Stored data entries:
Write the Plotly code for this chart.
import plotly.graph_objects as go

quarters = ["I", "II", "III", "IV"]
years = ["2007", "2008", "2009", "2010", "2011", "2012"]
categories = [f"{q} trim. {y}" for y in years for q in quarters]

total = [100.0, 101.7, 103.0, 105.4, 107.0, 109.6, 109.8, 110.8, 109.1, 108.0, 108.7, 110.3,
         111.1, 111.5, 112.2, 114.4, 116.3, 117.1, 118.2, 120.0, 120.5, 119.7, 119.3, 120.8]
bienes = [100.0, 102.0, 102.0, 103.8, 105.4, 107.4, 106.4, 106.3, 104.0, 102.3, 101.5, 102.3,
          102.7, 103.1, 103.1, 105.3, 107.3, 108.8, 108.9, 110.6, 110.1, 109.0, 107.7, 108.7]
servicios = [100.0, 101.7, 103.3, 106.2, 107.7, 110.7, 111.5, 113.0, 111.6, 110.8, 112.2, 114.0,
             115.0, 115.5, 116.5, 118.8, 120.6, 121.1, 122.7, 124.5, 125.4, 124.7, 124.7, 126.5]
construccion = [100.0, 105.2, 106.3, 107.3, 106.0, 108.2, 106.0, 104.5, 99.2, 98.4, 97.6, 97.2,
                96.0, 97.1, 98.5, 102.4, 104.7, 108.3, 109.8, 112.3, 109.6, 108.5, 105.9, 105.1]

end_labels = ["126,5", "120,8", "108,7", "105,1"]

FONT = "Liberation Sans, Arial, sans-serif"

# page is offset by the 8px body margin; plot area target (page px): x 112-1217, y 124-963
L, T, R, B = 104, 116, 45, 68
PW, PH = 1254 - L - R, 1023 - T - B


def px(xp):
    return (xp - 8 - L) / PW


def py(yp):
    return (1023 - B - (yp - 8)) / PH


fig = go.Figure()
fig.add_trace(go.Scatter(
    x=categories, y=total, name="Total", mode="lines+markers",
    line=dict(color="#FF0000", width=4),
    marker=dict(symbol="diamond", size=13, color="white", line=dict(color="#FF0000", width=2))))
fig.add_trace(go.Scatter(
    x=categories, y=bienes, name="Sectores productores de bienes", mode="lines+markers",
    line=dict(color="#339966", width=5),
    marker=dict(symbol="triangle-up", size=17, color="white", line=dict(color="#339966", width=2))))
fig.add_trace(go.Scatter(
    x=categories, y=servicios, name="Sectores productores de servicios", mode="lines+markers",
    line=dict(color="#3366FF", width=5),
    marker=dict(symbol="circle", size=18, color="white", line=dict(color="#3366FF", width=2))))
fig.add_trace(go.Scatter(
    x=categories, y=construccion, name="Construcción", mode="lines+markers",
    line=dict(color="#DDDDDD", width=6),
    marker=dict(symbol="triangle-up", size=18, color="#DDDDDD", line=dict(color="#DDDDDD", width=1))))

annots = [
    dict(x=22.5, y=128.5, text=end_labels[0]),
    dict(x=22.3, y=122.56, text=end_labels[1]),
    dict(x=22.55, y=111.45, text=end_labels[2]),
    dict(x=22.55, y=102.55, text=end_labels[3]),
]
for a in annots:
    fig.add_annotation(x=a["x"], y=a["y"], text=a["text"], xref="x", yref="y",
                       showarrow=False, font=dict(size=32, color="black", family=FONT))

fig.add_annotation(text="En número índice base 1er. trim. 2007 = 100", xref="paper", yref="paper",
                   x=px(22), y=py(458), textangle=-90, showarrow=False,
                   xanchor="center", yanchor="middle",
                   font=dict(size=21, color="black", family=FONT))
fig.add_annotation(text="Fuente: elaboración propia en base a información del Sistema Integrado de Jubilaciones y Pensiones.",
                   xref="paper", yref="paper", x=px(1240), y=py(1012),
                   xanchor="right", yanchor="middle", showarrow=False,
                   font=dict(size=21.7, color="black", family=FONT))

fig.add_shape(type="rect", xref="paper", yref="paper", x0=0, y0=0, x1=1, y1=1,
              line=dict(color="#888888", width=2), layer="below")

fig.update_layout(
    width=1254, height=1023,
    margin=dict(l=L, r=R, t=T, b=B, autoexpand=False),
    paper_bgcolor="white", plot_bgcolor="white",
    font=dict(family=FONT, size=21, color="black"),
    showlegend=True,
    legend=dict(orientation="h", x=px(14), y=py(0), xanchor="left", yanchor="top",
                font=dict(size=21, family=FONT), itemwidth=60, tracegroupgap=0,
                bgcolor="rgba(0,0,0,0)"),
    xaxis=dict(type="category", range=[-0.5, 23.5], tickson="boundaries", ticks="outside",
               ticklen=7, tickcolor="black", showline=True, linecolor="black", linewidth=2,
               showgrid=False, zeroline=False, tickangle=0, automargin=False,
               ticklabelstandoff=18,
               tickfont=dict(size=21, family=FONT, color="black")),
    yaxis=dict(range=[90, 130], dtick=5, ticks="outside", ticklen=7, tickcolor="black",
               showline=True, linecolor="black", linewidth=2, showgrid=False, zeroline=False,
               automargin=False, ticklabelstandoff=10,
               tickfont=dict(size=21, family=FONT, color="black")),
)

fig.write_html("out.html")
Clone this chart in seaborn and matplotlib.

TASK DETAILS: From the first line of the data above to the line holding "q in quarters]", reproduce each line exactly; emit no other lines.

RESULT:
Write the Plotly code for this chart.
import plotly.graph_objects as go

quarters = ["I", "II", "III", "IV"]
years = ["2007", "2008", "2009", "2010", "2011", "2012"]
categories = [f"{q} trim. {y}" for y in years for q in quarters]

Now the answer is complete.